Eles criticam a posição do ministro e, em sua maioria, afirmam que haverá impacto negativo para o país em termos de credibilidade e imagem junto a mercados internacionais.
Elena Landau: 'É uma forma debochada, ridícula' de tratar FMI
A economista Elena Landau, ex-diretora de Privatizações do BNDES, critica as falas de Guedes, que na última quarta-feira disse a uma plateia de empresários que estava “dispensando” o órgão do país.
"A maneira pela qual o ministro da economia trata um órgão da importância do FMI é mais uma mancha na imagem do Brasil frente ao mundo. É uma forma debochada, ridícula", diz Landau.
A economista também condena as declarações do ministro sobre o ex-presidente do Banco Central Ilan Goldfajn, que em janeiro assumirá o cargo de diretor para o Hemisfério Ocidental do FMI.
"Ao falar do Fundo, Guedes ataca o ex-presidente do Banco Central Ilan Goldfajn, que ganhou por dois anos seguidos como melhor presidente de Banco Central do mundo. Isso mostra mais uma vez a mesquinhez do ministro da Economia, agora frente a um profissional que teve sucesso absoluto no combate da inflação", afirma Landau.
A economista se refere ao prêmio Central Banker of The Year, concedido pelo jornal Financial Times a Goldfajn.
O ex-presidente do BC tem afirmado em entrevistas e eventos recentes que prevê uma recessão para o país no próximo ano e que os investidores estrangeiros já fugiram do país.
Arminio espera reconsideração de ambos os lados
Landau ressalta, ainda, que o Brasil não resolveu seus problemas fiscais e que, embora Guedes mostre contrariedade quanto às previsões traçadas pelo FMI para a economia brasileira e não concretizadas, as estimativas do ministro também se mostraram equivocadas.
"Guedes criticou a qualidade das previsões econômicas do órgão, mas ele é a última pessoa no país que deveria criticar quaisquer previsões. Ele prometeu R$ 1 trilhão em privatizações e não entregou, previu uma recuperação econômica em V e inflação controlada.
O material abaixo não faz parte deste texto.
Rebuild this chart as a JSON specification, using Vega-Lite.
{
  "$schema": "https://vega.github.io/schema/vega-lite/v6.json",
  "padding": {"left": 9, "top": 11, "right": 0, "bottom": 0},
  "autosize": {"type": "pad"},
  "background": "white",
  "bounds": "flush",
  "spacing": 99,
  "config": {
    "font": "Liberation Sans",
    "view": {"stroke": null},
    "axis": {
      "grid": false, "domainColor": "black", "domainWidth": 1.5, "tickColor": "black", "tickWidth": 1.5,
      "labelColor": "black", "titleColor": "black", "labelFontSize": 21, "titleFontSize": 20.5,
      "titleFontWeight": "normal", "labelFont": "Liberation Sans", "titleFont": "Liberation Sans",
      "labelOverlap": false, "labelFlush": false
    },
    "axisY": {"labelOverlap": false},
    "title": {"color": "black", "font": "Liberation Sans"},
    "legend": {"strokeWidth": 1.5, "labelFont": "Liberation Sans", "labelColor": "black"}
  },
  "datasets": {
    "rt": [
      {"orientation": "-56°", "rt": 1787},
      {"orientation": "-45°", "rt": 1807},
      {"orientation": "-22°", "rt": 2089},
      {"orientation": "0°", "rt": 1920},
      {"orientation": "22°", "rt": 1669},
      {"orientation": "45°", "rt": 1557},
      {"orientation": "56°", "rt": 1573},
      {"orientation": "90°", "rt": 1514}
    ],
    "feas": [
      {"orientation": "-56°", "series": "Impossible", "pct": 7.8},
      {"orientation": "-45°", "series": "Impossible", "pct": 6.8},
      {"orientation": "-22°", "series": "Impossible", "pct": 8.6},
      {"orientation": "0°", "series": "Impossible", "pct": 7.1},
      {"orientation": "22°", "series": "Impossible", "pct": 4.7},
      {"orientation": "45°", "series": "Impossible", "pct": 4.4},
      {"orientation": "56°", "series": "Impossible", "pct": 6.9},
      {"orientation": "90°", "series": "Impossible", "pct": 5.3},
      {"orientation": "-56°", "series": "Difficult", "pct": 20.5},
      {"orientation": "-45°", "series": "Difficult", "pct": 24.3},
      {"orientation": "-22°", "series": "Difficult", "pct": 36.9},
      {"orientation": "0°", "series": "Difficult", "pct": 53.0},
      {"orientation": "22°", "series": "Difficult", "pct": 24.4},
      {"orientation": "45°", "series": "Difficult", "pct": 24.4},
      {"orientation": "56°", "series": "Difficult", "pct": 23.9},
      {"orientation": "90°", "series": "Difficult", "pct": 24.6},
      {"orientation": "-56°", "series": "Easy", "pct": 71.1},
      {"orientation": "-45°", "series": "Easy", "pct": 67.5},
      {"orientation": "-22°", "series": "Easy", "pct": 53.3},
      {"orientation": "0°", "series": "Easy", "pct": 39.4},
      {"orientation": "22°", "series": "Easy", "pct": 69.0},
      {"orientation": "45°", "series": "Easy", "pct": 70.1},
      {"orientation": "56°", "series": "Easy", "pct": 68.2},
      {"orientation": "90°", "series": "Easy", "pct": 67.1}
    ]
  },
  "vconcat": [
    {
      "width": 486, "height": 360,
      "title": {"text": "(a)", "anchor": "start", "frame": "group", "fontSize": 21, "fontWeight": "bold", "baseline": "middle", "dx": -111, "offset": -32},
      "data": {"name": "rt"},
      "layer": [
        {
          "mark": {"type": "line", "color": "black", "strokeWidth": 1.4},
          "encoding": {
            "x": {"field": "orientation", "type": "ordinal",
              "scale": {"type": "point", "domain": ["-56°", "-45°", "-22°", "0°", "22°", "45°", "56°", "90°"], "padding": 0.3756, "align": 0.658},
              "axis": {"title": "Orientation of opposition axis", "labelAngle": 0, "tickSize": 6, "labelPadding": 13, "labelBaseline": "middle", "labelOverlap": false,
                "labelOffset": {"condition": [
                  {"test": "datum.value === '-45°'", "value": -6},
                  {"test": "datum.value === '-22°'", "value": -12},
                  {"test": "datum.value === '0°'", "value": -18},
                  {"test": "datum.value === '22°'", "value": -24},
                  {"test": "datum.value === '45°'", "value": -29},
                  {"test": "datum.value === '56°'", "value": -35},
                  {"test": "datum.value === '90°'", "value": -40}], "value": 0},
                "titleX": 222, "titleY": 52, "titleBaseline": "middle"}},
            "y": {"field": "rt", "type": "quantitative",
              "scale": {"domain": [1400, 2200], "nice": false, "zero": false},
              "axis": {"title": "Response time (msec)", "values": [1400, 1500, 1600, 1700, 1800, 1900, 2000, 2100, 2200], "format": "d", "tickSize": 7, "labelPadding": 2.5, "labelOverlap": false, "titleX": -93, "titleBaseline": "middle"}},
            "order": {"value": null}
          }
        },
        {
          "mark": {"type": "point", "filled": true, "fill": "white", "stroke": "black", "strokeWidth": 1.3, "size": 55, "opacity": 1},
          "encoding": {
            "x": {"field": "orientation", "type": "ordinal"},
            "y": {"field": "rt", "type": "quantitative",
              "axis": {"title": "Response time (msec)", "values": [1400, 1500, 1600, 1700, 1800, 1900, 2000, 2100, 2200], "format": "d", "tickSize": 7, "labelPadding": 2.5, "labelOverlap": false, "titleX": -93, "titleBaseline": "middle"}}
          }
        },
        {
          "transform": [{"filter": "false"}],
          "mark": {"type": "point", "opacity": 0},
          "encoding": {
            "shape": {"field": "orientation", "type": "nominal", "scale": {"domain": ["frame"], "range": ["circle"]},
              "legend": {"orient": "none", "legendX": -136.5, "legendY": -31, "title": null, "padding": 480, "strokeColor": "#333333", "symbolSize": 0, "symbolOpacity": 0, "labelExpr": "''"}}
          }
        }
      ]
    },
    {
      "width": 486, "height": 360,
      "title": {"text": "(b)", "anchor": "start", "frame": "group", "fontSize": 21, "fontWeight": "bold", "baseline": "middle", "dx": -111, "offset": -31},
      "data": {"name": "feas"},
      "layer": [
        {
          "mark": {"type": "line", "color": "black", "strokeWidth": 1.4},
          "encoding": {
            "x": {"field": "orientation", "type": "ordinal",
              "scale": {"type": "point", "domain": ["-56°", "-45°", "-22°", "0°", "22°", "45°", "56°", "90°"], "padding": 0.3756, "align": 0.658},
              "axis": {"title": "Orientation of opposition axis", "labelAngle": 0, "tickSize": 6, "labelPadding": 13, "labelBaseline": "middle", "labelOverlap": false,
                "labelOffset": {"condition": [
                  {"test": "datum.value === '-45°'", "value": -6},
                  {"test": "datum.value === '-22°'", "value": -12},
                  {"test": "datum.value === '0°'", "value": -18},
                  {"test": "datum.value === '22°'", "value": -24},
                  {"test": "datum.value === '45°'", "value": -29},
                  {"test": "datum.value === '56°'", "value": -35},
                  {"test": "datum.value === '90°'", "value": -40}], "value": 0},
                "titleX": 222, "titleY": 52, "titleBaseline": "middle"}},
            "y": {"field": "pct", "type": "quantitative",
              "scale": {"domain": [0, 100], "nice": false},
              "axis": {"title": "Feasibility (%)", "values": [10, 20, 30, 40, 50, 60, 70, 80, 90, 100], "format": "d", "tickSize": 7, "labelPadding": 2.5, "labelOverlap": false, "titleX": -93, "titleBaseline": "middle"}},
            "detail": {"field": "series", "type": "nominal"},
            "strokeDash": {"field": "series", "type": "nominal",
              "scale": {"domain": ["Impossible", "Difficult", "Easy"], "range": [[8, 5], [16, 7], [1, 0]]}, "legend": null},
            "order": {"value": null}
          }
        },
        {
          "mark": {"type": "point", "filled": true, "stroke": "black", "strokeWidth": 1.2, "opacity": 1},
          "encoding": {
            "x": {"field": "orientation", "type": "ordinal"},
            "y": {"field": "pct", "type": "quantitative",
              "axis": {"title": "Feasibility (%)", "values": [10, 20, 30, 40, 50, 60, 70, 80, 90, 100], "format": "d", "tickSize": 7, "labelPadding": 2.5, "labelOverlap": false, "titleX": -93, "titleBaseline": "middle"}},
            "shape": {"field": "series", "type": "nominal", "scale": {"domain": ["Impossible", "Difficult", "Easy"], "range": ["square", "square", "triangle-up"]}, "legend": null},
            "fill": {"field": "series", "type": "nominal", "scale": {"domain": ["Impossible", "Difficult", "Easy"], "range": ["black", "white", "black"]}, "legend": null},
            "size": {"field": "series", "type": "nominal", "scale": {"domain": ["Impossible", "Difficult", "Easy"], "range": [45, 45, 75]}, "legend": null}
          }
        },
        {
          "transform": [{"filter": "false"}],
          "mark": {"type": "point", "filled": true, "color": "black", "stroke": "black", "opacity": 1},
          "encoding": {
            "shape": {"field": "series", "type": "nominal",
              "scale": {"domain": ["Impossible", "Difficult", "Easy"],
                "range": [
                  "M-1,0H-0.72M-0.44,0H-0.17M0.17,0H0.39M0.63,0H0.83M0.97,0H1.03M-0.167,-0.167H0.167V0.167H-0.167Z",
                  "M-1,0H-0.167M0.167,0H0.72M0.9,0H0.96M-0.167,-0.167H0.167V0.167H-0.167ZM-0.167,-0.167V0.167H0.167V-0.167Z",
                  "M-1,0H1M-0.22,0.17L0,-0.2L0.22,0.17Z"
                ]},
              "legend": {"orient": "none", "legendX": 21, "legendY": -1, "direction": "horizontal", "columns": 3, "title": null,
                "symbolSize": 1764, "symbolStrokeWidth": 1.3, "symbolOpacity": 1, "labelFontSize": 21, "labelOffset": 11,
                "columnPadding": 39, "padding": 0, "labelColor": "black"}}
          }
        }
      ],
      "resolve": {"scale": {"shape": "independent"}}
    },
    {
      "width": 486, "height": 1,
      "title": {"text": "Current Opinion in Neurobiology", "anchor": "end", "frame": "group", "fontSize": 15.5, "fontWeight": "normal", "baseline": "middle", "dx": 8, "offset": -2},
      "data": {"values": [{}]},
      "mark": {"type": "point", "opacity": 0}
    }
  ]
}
É a pessoa que mais erra projeção", conclui.
Arminio Fraga, ex-presidente do Banco Central e sócio da Gávea Investimentos, afirmou ao GLOBO esperar que o governo e o FMI "se entendam e voltem atrás" da decisão de encerrar o escritório.
Schwartsman: 'Atitude mostra imaturidade e despreparo'
Para Alexandre Schwartsman, ex-diretor de Relações Internacionais do Banco Central do Brasil, não há repercussão econômica com o anúncio.
"A atitude do ministro mostra imaturidade e despreparo, mas o Brasil não precisa (economicamente) do Fundo nem o Fundo precisa do país, mesmo ministros ruins, como Guido Mantega, mantiveram uma boa relação com a entidade", diz ele.
Para Schwartsman, a reação de Guedes pode ter sido desencadeada por um desconforto com o fato de Goldfajn ter sido convidado para ser diretor do FMI.
"O ministro Guedes tem um problema para lidar com críticas, ele não é acostumado a ouvir outra pessoa que não a si próprio, qualquer um que tenha se reunido com ele sabe que ele faz monólogo, é impermeável à opinião alheia", diz Schwartsman.
Ele continua:
"A reação dele (contra o FMI) foi aparentemente motivada pelos comentários do Ilan, que está indo para o FMI convidado para ser diretor da entidade para o Hemisfério Ocidental, cargo mais alto que qualquer representante brasileiro já tenha atingido na instituição. Guedes tem problema para lidar com isso."
Procurado pela reportagem, Goldfajn não quis comentar as declarações de Guedes.
Schwartsman também considerou impróprias as críticas do ministro a projeções do FMI, já que Guedes também incorre com frequência em previsões frustradas:
"Guedes está brigando para ter o monopólio das previsões erradas. Em agosto ele dizia que a economia estava decolando e os dados do IBC-Br (Índice de Atividade Econômica do Banco Central-Brasil) mostram que a economia afundou. Vi um comentário nas redes sociais que é interessante. Não dá para menosprezar Guedes: ele conseguiu em três anos o que o PSTU está tentando desde a fundação, expulsar o FMI."
Sandro Cabral: 'Amplifica e reforça o isolamento internacional do país'
Para Sandro Cabral, professor do Insper, a saída do FMI é péssima e danifica ainda mais a imagem internacional do país.
"O sinal que o Fundo dá quando fecha o escritório no Brasil é muito ruim, amplifica e reforça o isolamento internacional do país e pode prejudicar grandes exportadores e empresas que busquem captar dinheiro no exterior", ressalta. Para op especialista, o discurso do ministro não leva em conta a repercussão negativa do fato.
Marcelo Neri: 'O problema não está no FMI, e sim na economia brasileira'
Marcelo Neri, professor da FGV, também avalia que as rusgas entre o governo e a instituição prejudicam a credibilidade internacional do Brasil.
"É um problema parecido ao que temos com a PEC dos Precatórios, afeta a credibilidade. Ter presença local de um órgão como o FMI, que acompanha as contas dos países ajuda a dar alguma credibilidade. Já a saída, da forma como foi, reflete um problema de relacionamento e tem uma consequência negativa", afirma.
As previsões econômicas do FMI para o Brasil, segundo Neri, estão em linha com as do mercado.
"O ministro está incomodado com as projeções do ano passado, mas as de 2021 e 2022 são muito ruins, de inflação e desemprego altos. Não são apenas as projeções do FMI, mas sim as do mercado de maneira geral. O problema não está no FMI, e sim na economia brasileira", ressalta.